Thursday, May 4, 2023

An Opinion: The Fed shouldn’t be regulating banks

The author does not say that banks should not be regulated, just that a different agency should do it, not the fed, which is primarily focused on monetary policy. He lists these functions: 

- Monetary policy
- Protecting financial stability
- Regulation of individual banks
- Operating and regulating payment systems.

Not sure I agree. Not sure I don't. I really don't know enough either way.

- Click here for it

An example of the Fed’s regulatory failings: Congress gave the Fed regulatory authority over subprime mortgages in 1994. Greenspan didn’t believe in this type of regulation so the Fed did nothing. Subprime mortgages managed to blow up the entire global financial system, including the megabanks (though to be fair a lot of other regulators messed up, too). When the dust settled, Congress doubled down on the Fed, giving it even greater authority under the Dodd-Frank Act (full disclosure: I helped draft that law working both for Sen. Christopher J. Dodd and Treasury Secretary Timothy Geithner).

When President Donald Trump rolled back parts of Dodd-Frank, with bipartisan support, the Fed once again gained authority, this time in the form of discretion on when to apply tougher rules and when to use a lighter touch. First Republic and Silicon Valley Bank were two banks the Fed had discretion over and we see what happened. The Fed’s SVB report says it “failed to take forceful enough action” on SVB, and correctly identifies an issue with the regulator’s “consensus-driven culture that smooths over complex issues.” In bank regulation the ability to challenge consensus is necessary, whereas the Fed’s monetary policy culture promotes consensus as a top goal.

The Fed deserves credit for a report that acknowledges its own failings and promises reform. Michael Barr, the Fed’s vice chair for bank supervision, inherited this mess and the report he oversaw is an honest assessment. The issue, though, is that the regulator can’t be fixed from within. Monetary policy will remain the telos and bank regulation will fight to be second fiddle.

There is another way. The United States has many financial regulators, too many frankly. Agencies such as the Office of the Comptroller of the Currency and the Federal Deposit Insurance Corp. have bank regulation as their telos. These agencies should take the lead on this important area of policy. Aligning the responsibility to regulate banks with the mission to do so will create a more stable and resilient financial system.

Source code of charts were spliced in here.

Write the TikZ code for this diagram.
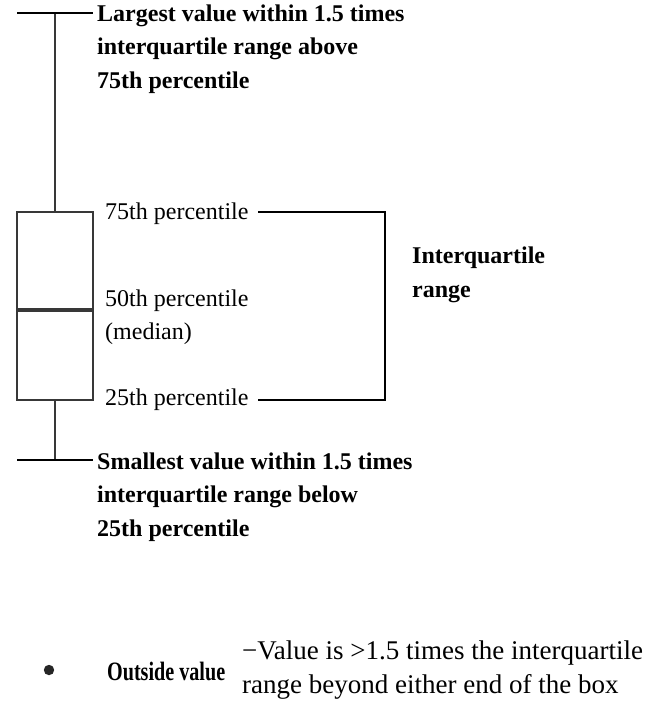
\documentclass[tikz,border=0pt]{standalone}
\usepackage{fontspec}
\setmainfont{Liberation Serif}
\begin{document}
\begin{tikzpicture}[x=1bp,y=-1bp,
  lbl/.style={anchor=west,inner sep=0pt,align=left,font=\fontsize{24bp}{33.5bp}\selectfont},
  blbl/.style={lbl,font=\fontsize{24bp}{33.5bp}\selectfont\bfseries},
  boxline/.style={draw=black!78,line width=2.8bp},
  capline/.style={draw=black,line width=2.6bp},
  brk/.style={draw=black,line width=2.6bp}]
\useasboundingbox (0,0) rectangle (660,727);
% whiskers
\coordinate (wt) at (55,13);
\coordinate (bt) at (55,212);
\coordinate (bb) at (55,400);
\coordinate (wb) at (55,460);
\draw[boxline] (wt) -- (bt);
\draw[boxline] (bb) -- (wb);
\draw[capline] (17,13) -- (93,13);
\draw[capline] (17,460) -- (93,460);
% box
\draw[boxline] (17,212) rectangle (93,400);
\draw[draw=black!78,line width=4.8bp] (17,310) -- (93,310);
% labels
\node[blbl] (top) at (97,49) {Largest value within 1.5 times\\interquartile range above\\75th percentile};
\node[blbl] (bot) at (97,497) {Smallest value within 1.5 times\\interquartile range below\\25th percentile};
\node[lbl] (p75) at (105,214) {75th percentile};
\node[lbl] (p50) at (105,317) {50th percentile\\(median)};
\node[lbl] (p25) at (105,400) {25th percentile};
\node[blbl] (iqr) at (412,275) {Interquartile\\range};
% bracket
\coordinate (ba) at (258,212);
\coordinate (bc) at (385,212);
\coordinate (bd) at (385,400);
\coordinate (be) at (258,400);
\draw[brk] (ba) -- (bc) -- (bd) -- (be);
% outside value
\fill[black!85] (49,670) circle (5.2);
\node[blbl,font=\fontsize{26.5bp}{30bp}\selectfont\bfseries,xscale=0.76] (ov) at (107,671) {Outside value};
\node[lbl,font=\fontsize{27bp}{34bp}\selectfont] (ovd) at (242,670) {{\char"2212}Value is >1.5 times the interquartile\\range beyond either end of the box};
\end{tikzpicture}
\end{document}
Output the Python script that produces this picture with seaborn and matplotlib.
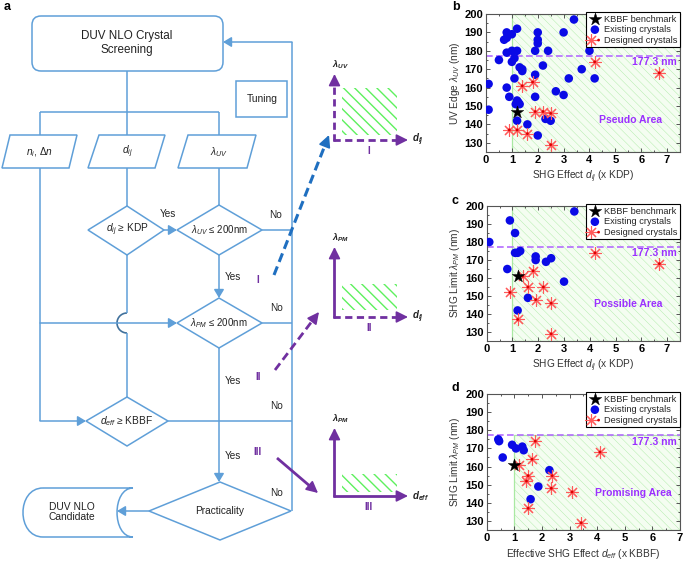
import matplotlib
matplotlib.use('Agg')
import matplotlib.pyplot as plt
import seaborn as sns
import numpy as np
import pandas as pd
from matplotlib.patches import Polygon, Rectangle, FancyBboxPatch, PathPatch, Arc
from matplotlib.path import Path
from matplotlib.ticker import MultipleLocator
from matplotlib.legend_handler import HandlerTuple

# ---------------- data ----------------
b_exist_x = [0.8, 1.0, 0.7, 0.8, 1.2, 0.8, 1.0, 1.2, 1.9, 2.4, 0.5, 1.1, 1.0, 1.3, 1.4, 1.4, 2.2, 1.9,
             1.1, 3.2, 0.8, 2.7, 3.0, 1.9, 0.9, 1.2, 1.25, 1.15, 1.3, 2.3, 2.5, 1.2, 1.6, 2.0,
             2.0, 2.0, 2.0, 3.0, 3.4, 4.0, 3.7, 4.2, 0.1, 0.1]
b_exist_y = [190, 189, 186, 187, 192, 179, 180, 180, 180, 180, 175, 176, 174, 171, 170, 169, 172, 167,
             165, 165, 160, 158, 156, 155, 155, 153, 152, 151, 151, 143, 142, 142, 140, 134,
             190, 186, 184, 190, 197, 180, 170, 165, 162, 148]
b_design_x = [1.4, 1.8, 1.9, 2.2, 2.5, 0.9, 1.2, 1.6, 2.5, 4.2, 6.7]
b_design_y = [161, 163, 147, 147, 146, 137, 137, 135, 129, 174, 168]
b_kbbf_x = [1.2]
b_kbbf_y = [147]

c_exist_x = [0.1, 0.9, 1.1, 1.1, 1.2, 1.3, 1.9, 1.9, 2.3, 2.5, 0.8, 3.0, 1.6, 1.2, 3.4]
c_exist_y = [180, 192, 185, 174, 174, 175, 172, 170, 169, 171, 165, 158, 149, 142, 197]
c_design_x = [1.4, 1.8, 0.9, 1.6, 2.2, 1.9, 2.5, 1.2, 2.5, 4.2, 6.7]
c_design_y = [161, 164, 152, 155, 155, 148, 146, 137, 129, 174, 168]
c_kbbf_x = [1.2]
c_kbbf_y = [161]

d_exist_x = [0.42, 0.45, 0.58, 0.92, 1.06, 1.29, 1.34, 2.27, 1.87, 1.59]
d_exist_y = [175, 174, 165, 172, 170, 171, 169, 158, 149, 142]
d_design_x = [1.76, 1.64, 1.16, 1.5, 1.44, 2.37, 2.34, 3.09, 1.5, 4.1, 3.42]
d_design_y = [174, 164, 161, 155, 152, 155, 148, 146, 137, 168, 129]
d_kbbf_x = [1.0]
d_kbbf_y = [161]

limit_nm = 177.3
legend_labels = ['KBBF benchmark', 'Existing crystals', 'Designed crystals']

# ---------------- style ----------------
sns.set_style('ticks')
plt.rcParams['font.family'] = ['Liberation Sans', 'DejaVu Sans']
plt.rcParams['mathtext.fontset'] = 'custom'
plt.rcParams['mathtext.rm'] = 'Liberation Sans'
plt.rcParams['mathtext.it'] = 'Liberation Sans:italic'
plt.rcParams['mathtext.bf'] = 'Liberation Sans:bold'
plt.rcParams['mathtext.bfit'] = 'Liberation Sans:italic:bold'

FC = '#5f9fd8'      # flowchart line colour
TXT = '#222222'
PURPLE = '#7030a0'
VIOLET = '#9b30ff'

fig = plt.figure(figsize=(6.85, 5.62), dpi=100)
ax0 = fig.add_axes([0, 0, 1, 1])
ax0.set_xlim(0, 685)
ax0.set_ylim(562, 0)
ax0.axis('off')


def line(xs, ys, color=FC, lw=1.1, **kw):
    ax0.plot(xs, ys, color=color, lw=lw, solid_capstyle='butt', **kw)


def arrow(p0, p1, color=FC, lw=1.1, hl=0.5, hw=0.3, ms=10):
    ax0.annotate('', xy=p1, xytext=p0,
                 arrowprops=dict(arrowstyle='-|>,head_length=%s,head_width=%s' % (hl, hw),
                                 color=color, lw=lw, shrinkA=0, shrinkB=0, mutation_scale=ms))


def styled_arrow(p0, p1, color, lw, dashes=None, head=9):
    p0 = np.array(p0, float)
    p1 = np.array(p1, float)
    v = p1 - p0
    v = v / np.hypot(*v)
    pb = p1 - v * head
    kw = {}
    if dashes is not None:
        kw['dashes'] = dashes
    ax0.plot([p0[0], pb[0] + v[0] * 2], [p0[1], pb[1] + v[1] * 2], color=color, lw=lw,
             solid_capstyle='butt', dash_capstyle='butt', **kw)
    ax0.annotate('', xy=tuple(p1), xytext=tuple(pb),
                 arrowprops=dict(arrowstyle='-|>,head_length=0.7,head_width=0.35', color=color,
                                 lw=lw * 0.6, shrinkA=0, shrinkB=0, mutation_scale=10))


def poly(pts, **kw):
    ax0.add_patch(Polygon(pts, closed=True, facecolor='white', edgecolor=FC, lw=1.1, **kw))


def label(x, y, s, size=7.3, color=TXT, **kw):
    ax0.text(x, y, s, ha='center', va='center', fontsize=size, color=color, **kw)


# ---- panel a: flowchart ----
ax0.add_patch(FancyBboxPatch((32, 16), 191, 55, boxstyle='round,pad=0,rounding_size=9',
                             facecolor='white', edgecolor=FC, lw=1.1))
label(127, 43, 'DUV NLO Crystal\nScreening', size=8.4, linespacing=1.15)
ax0.add_patch(Rectangle((236, 81), 51, 36, facecolor='white', edgecolor=FC, lw=1.1))
label(262, 99, 'Tuning', size=7.4)

line([127, 127], [71, 112])
line([40, 219], [112, 112])
for xx in (40, 127, 219):
    line([xx, xx], [112, 135])

poly([(10, 135), (77, 135), (69, 168), (2, 168)])
poly([(99, 135), (165, 135), (155, 168), (88, 168)])
poly([(188, 135), (256, 135), (247, 168), (178, 168)])
label(40, 152, r'$n_i$, $\Delta n$', size=7.3)
label(127, 152, r'$d_{ij}$', size=7.3)
label(219, 152, r'$\lambda_{UV}$', size=7.3)

# left branch
line([40, 40], [168, 421])
arrow((40, 421), (86, 421))
arrow((40, 323), (177, 323))
# middle branch
line([127, 127], [168, 206])
line([127, 127], [255, 313])
line([127, 127], [333, 397])
ax0.add_patch(Arc((127, 323), 20, 20, theta1=90, theta2=270, color='#41719c', lw=1.2))
arrow((164, 230), (177, 230))
# right branch
line([219, 219], [168, 205])
arrow((219, 255), (219, 298))
arrow((219, 348), (219, 482))
line([262, 292], [230, 230])
line([262, 292], [323, 323])
line([168, 292], [421, 421])
line([292, 292], [42, 511])
arrow((292, 42), (223, 42))
arrow((149, 511), (117, 511))

poly([(127, 206), (164, 230), (127, 255), (88, 230)])
poly([(219, 205), (262, 230), (219, 255), (177, 230)])
poly([(219, 298), (262, 323), (219, 348), (177, 323)])
poly([(127, 397), (168, 421), (127, 446), (86, 421)])
poly([(220, 482), (291, 511), (220, 540), (149, 511)])
label(127, 230, r'$d_{ij}$ ≥ KDP', size=7.3)
label(219, 230, r'$\lambda_{UV}$ ≤ 200nm', size=7.0)
label(219, 323, r'$\lambda_{PM}$ ≤ 200nm', size=7.0)
label(127, 421, r'$d_{eff}$ ≥ KBBF', size=7.3)
label(220, 511, 'Practicality', size=7.3)

verts = [(43, 488), (133, 488), (111.7, 488), (111.7, 537), (133, 537), (43, 537),
         (16.3, 537), (16.3, 488), (43, 488)]
codes = [Path.MOVETO, Path.LINETO, Path.CURVE4, Path.CURVE4, Path.CURVE4, Path.LINETO,
         Path.CURVE4, Path.CURVE4, Path.CURVE4]
ax0.add_patch(PathPatch(Path(verts, codes), facecolor='white', edgecolor=FC, lw=1.1))
label(72, 512, 'DUV NLO\nCandidate', size=7.4, linespacing=1.1)

for (x, y, s) in [(168, 214, 'Yes'), (276, 215, 'No'), (233, 277, 'Yes'), (277, 308, 'No'),
                  (233, 381, 'Yes'), (277, 406, 'No'), (233, 456, 'Yes'), (277, 493, 'No')]:
    label(x, y, s, size=7.2)
for (x, y, s) in [(258, 280, 'I'), (258, 377, 'II'), (258, 452, 'III')]:
    label(x, y, s, size=7.2, color=PURPLE, fontweight='bold')

# arrows to the small diagrams
styled_arrow((274, 275), (329, 135), '#1f6fc0', 2.2, dashes=(3, 1.6))
styled_arrow((275, 370), (319, 312), PURPLE, 2.0, dashes=(3, 1.6))
styled_arrow((277, 458), (318, 493), PURPLE, 2.0)

# small diagrams I, II, III
diagrams = [
    dict(y0=140, tip=74, rect=(88, 135), ylab=r'$\mathbfit{\lambda}_{\mathbfit{UV}}$',
         xlab=r'$\mathbfit{d}_{\mathbfit{ij}}$', roman='I', ydash=True, xdash=True),
    dict(y0=317, tip=247, rect=(284, 310), ylab=r'$\mathbfit{\lambda}_{\mathbfit{PM}}$',
         xlab=r'$\mathbfit{d}_{\mathbfit{ij}}$', roman='II', ydash=False, xdash=True),
    dict(y0=496, tip=428, rect=(474, 492), ylab=r'$\mathbfit{\lambda}_{\mathbfit{PM}}$',
         xlab=r'$\mathbfit{d}_{\mathbfit{eff}}$', roman='III', ydash=False, xdash=False),
]
xa = 334.5
for dg in diagrams:
    r0, r1 = dg['rect']
    hp = Rectangle((342, r0), 55, r1 - r0, facecolor='white', edgecolor='#5ef05e', lw=0,
                   hatch='\\\\\\')
    if hasattr(hp, 'set_hatch_linewidth'):
        hp.set_hatch_linewidth(1.0)
    ax0.add_patch(hp)
    styled_arrow((xa, dg['y0'] + 1), (xa, dg['tip']), PURPLE, 2.0,
                 dashes=(2.6, 1.6) if dg['ydash'] else None, head=8)
    styled_arrow((xa - 1, dg['y0']), (408, dg['y0']), PURPLE, 2.0,
                 dashes=(2.6, 1.6) if dg['xdash'] else None, head=8)
    ax0.text(xa - 2, dg['tip'] - 9, dg['ylab'], fontsize=6.5, color=TXT, ha='left', va='center')
    ax0.text(412, dg['y0'], dg['xlab'], fontsize=7, color=TXT, ha='left', va='center')
    label(369, dg['y0'] + 11, dg['roman'], size=7.2, color=PURPLE, fontweight='bold')

# panel letters
for (x, y, s) in [(4, 7, 'a'), (452, 7, 'b'), (452, 201, 'c'), (452, 388, 'd')]:
    ax0.text(x, y, s, fontsize=9, fontweight='bold', ha='left', va='center', color='black')


# ---- panels b, c, d ----
def panel(rect, ex, ey, dx, dy, kx, ky, xmax, hatch_top, xlabel, ylabel, area, area_xy, limx):
    ax = fig.add_axes(rect)
    ax.set_xlim(0, xmax)
    ax.set_ylim(125, 200)
    hp = Rectangle((1, 125), xmax - 1, hatch_top - 125, facecolor='#f4fdf1', edgecolor='#a9e9a2',
                   lw=0.9, hatch='\\\\\\\\', zorder=0)
    if hasattr(hp, 'set_hatch_linewidth'):
        hp.set_hatch_linewidth(0.3)
    ax.add_patch(hp)
    ax.axhline(limit_nm, color='#b46cff', lw=1.2, dashes=(4, 2), zorder=1)
    df_e = pd.DataFrame({'x': ex, 'y': ey})
    df_d = pd.DataFrame({'x': dx, 'y': dy})
    df_k = pd.DataFrame({'x': kx, 'y': ky})
    sns.scatterplot(data=df_e, x='x', y='y', ax=ax, color='#0a0ae6', s=38, edgecolor='none',
                    label=legend_labels[1], zorder=3)
    sns.scatterplot(data=df_d, x='x', y='y', ax=ax, marker=(8, 2, 0), color='#ff5a5a', s=75,
                    linewidth=0.8, zorder=4)
    sns.scatterplot(data=df_d, x='x', y='y', ax=ax, color='#dd0000', s=4, edgecolor='none',
                    zorder=5)
    sns.scatterplot(data=df_k, x='x', y='y', ax=ax, marker='*', color='black', s=90,
                    edgecolor='black', linewidth=0.3, label=legend_labels[0], zorder=6)
    ax.text(limx, 173.8, '177.3 nm', ha='right', va='center', color=VIOLET, fontsize=7.5,
            fontweight='bold')
    ax.text(area_xy[0], area_xy[1], area, ha='center', va='center', color=VIOLET, fontsize=7.5,
            fontweight='bold')
    ax.xaxis.set_major_locator(MultipleLocator(1))
    ax.xaxis.set_minor_locator(MultipleLocator(0.5))
    ax.yaxis.set_major_locator(MultipleLocator(10))
    ax.yaxis.set_minor_locator(MultipleLocator(5))
    ax.tick_params(which='both', direction='in', top=True, right=True, colors='#555555',
                   labelcolor='black', labelsize=8, pad=2, width=0.7)
    ax.tick_params(which='major', length=3)
    ax.tick_params(which='minor', length=1.6)
    for t in ax.get_xticklabels() + ax.get_yticklabels():
        t.set_fontweight('bold')
    for sp in ax.spines.values():
        sp.set_color('#555555')
        sp.set_linewidth(0.8)
    ax.set_xlabel(xlabel, fontsize=7.3, color='#333333', labelpad=3)
    ax.set_ylabel(ylabel, fontsize=7.3, color='#333333', labelpad=2)
    # legend
    h_e = ax.collections[0]
    h_a = ax.collections[1]
    h_dot = ax.collections[2]
    h_k = ax.collections[3]
    if ax.get_legend() is not None:
        ax.get_legend().remove()
    leg = ax.legend([h_k, h_e, (h_a, h_dot)], legend_labels, loc='upper right',
                    bbox_to_anchor=(1.0, 1.015), borderaxespad=0, fontsize=6.7, frameon=True,
                    fancybox=False, edgecolor='black', framealpha=1, borderpad=0.3,
                    labelspacing=0.15, handletextpad=0.3, handlelength=1.3,
                    handler_map={tuple: HandlerTuple(ndivide=None)})
    leg.get_frame().set_linewidth(0.8)
    leg.set_zorder(10)
    return ax


panel([0.7095, 0.7295, 0.2832, 0.2456], b_exist_x, b_exist_y, b_design_x, b_design_y,
      b_kbbf_x, b_kbbf_y, 7.5, 200, r'SHG Effect $d_{ij}$ (x KDP)', r'UV Edge $\lambda_{UV}$ (nm)',
      'Pseudo Area', (5.6, 142.5), 7.38)
panel([0.7105, 0.3932, 0.2822, 0.2402], c_exist_x, c_exist_y, c_design_x, c_design_y,
      c_kbbf_x, c_kbbf_y, 7.5, 200, r'SHG Effect $d_{ij}$ (x KDP)', r'SHG Limit $\lambda_{PM}$ (nm)',
      'Possible Area', (5.5, 145.6), 7.38)
panel([0.7105, 0.0569, 0.2822, 0.2420], d_exist_x, d_exist_y, d_design_x, d_design_y,
      d_kbbf_x, d_kbbf_y, 7.0, limit_nm, r'Effective SHG Effect $d_{eff}$ (x KBBF)',
      r'SHG Limit $\lambda_{PM}$ (nm)', 'Promising Area', (5.3, 145.6), 6.9)

fig.savefig('out.png', dpi=100)
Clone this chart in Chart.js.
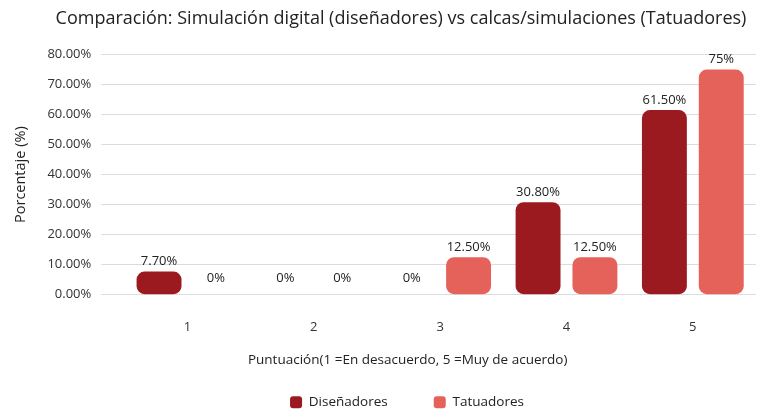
<!DOCTYPE html>
<html>
<head>
<meta charset="utf-8">
<script src="https://cdn.jsdelivr.net/npm/chart.js@4"></script>
<style>
  html, body { margin: 0; padding: 0; background: #fff; }
  #wrap { width: 758px; height: 411px; }
</style>
</head>
<body>
<div id="wrap"><canvas id="c"></canvas></div>
<script>
const categories = ['1', '2', '3', '4', '5'];
const disenadores = [7.7, 0, 0, 30.8, 61.5];
const tatuadores = [0, 0, 12.5, 12.5, 75];
const valueLabels = {
    disenadores: ['7.70%', '0%', '0%', '30.80%', '61.50%'],
    tatuadores: ['0%', '0%', '12.50%', '12.50%', '75%'],
};
const yTicks = [0, 10, 20, 30, 40, 50, 60, 70, 80];

Chart.defaults.font.family = '"Open Sans", sans-serif';
Chart.defaults.color = '#333';

// value labels above each bar
const barLabels = {
    id: 'barLabels',
    afterDatasetsDraw(chart) {
        const ctx = chart.ctx;
        ctx.save();
        ctx.font = '13px "Open Sans", sans-serif';
        ctx.fillStyle = '#222';
        ctx.textAlign = 'center';
        ctx.textBaseline = 'middle';
        const keys = ['disenadores', 'tatuadores'];
        chart.data.datasets.forEach((ds, i) => {
            chart.getDatasetMeta(i).data.forEach((bar, j) => {
                const off = ds.data[j] === 0 ? 16 : 10;
                ctx.fillText(valueLabels[keys[i]][j], bar.x, bar.y - off);
            });
        });
        ctx.restore();
    }
};

// original centres title / axis title / legend a bit right of the canvas middle
const nudge = {
    id: 'nudge',
    afterLayout(chart) {
        const t = chart.titleBlock;
        t.left += 17; t.right += 17;
        const l = chart.legend;
        l.left += 23; l.right += 23;
        chart.scales.x.left -= 65;
    }
};

new Chart(document.getElementById('c'), {
    type: 'bar',
    data: {
        labels: categories,
        datasets: [
            {
                label: 'Diseñadores',
                data: disenadores,
                backgroundColor: '#9b1a20',
                borderRadius: 8,
                borderSkipped: false,
                categoryPercentage: 0.9,
                barPercentage: 0.79,
            },
            {
                label: 'Tatuadores',
                data: tatuadores,
                backgroundColor: '#e5625b',
                borderRadius: 8,
                borderSkipped: false,
                categoryPercentage: 0.9,
                barPercentage: 0.79,
            },
        ],
    },
    options: {
        responsive: true,
        maintainAspectRatio: false,
        animation: false,
        layout: { padding: { top: 8, right: 2, left: 12, bottom: -8 } },
        plugins: {
            title: {
                display: true,
                text: 'Comparación: Simulación digital (diseñadores) vs calcas/simulaciones (Tatuadores)',
                color: '#222',
                font: { size: 18, weight: 'normal' },
                padding: { top: 0, bottom: 25 },
            },
            legend: {
                position: 'bottom',
                labels: {
                    color: '#222',
                    font: { size: 13.5 },
                    boxWidth: 12,
                    boxHeight: 12,
                    useBorderRadius: true,
                    borderRadius: 3,
                    padding: 46,
                },
            },
            tooltip: { enabled: false },
        },
        scales: {
            x: {
                grid: { display: false, drawTicks: false },
                border: { display: false },
                ticks: { color: '#333', font: { size: 13 }, padding: 25 },
                title: {
                    display: true,
                    text: 'Puntuación(1 =En desacuerdo, 5 =Muy de acuerdo)',
                    color: '#222',
                    font: { size: 13.5 },
                    padding: { top: -8, bottom: -19 },
                },
            },
            y: {
                min: 0,
                max: 80,
                afterBuildTicks(axis) {
                    axis.ticks = yTicks.map(v => ({ value: v }));
                },
                grid: { color: '#dcdcdc', tickColor: '#dcdcdc', tickLength: 23, lineWidth: 1 },
                border: { display: false },
                ticks: {
                    color: '#333',
                    font: { size: 13 },
                    padding: 10,
                    callback: v => v.toFixed(2) + '%',
                },
                title: {
                    display: true,
                    text: 'Porcentaje (%)',
                    color: '#222',
                    font: { size: 14.5 },
                    padding: { top: 0, bottom: 8 },
                },
            },
        },
    },
    plugins: [barLabels, nudge],
});
</script>
</body>
</html>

Congress needs to fix this problem. Rather than debating whether to turn the regulatory ratchet back up, Congress should move bank supervision from the Fed to agencies whose top priority is regulation. Dodd’s original proposal of what ultimately became Dodd-Frank, moved regulation of banks such as SVB out of the Fed. The Federal Reserve used its power to block that shift. After another round of failures, the Fed should get less deference.